Bulimic Behavior Statistics: Risk Factors
Bulimia has been diagnosed in children as young as kindergarten age and is rising in the elderly population due to the fact that many patients do not receive a diagnosis or treatment earlier in life. Nevertheless, 95 percent of those with bulimia range in age from 12 to 25, and 90 percent are female. In a recent survey of sixth-grade girls, almost three-quarters stated that they first started worrying about their weight between the ages of nine and 11 years old. Another study found that 44 percent of junior high girls who read magazines about dieting were twice as likely to develop anorexic behavior and three times as likely to experiment with self-induced vomiting.

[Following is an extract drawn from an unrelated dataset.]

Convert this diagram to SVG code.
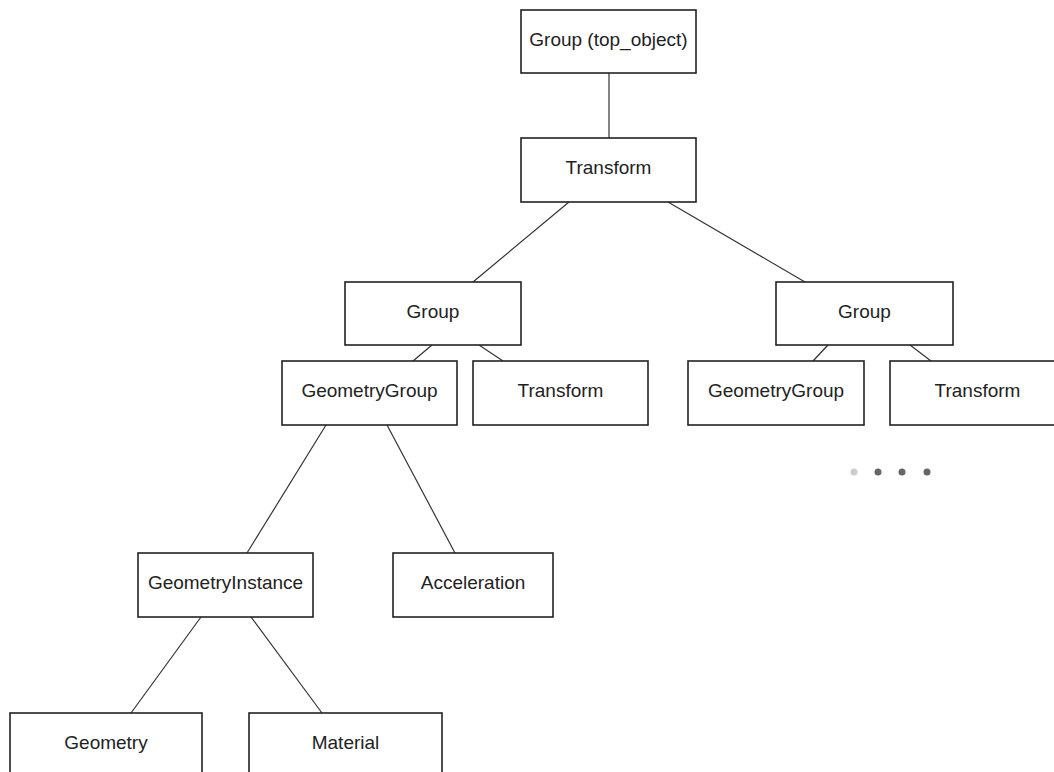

Dieting is a definite risk factor for the development of bulimia as well. Those who diet regularly are 18 times more likely to develop an eating disorder than those who do not. In addition, bulimia develops 12 times more often in young girls who diet repeatedly. Furthermore, kids who have a family member who diets frequently are more likely to develop bulimia and other unhealthy behavior related to food.
Many people believe that Caucasians are the only ethnic group that has an issue with bulimia. Current research shows this to be a false stereotype. The proportion of minorities with bulimia and other disordered eating habits are similar to those of the white population. Students who enter America from other countries are more likely to develop bulimia if they adopt Western ideas about diet and beauty. Also, it has been reported that 74 percent of American Indian women have reported dieting and purging at some time in their life. The United States is not the only place in the world bulimia has become a major health concern. In fact, in Japan, eating disorders are the leading mental disorder confronting women today.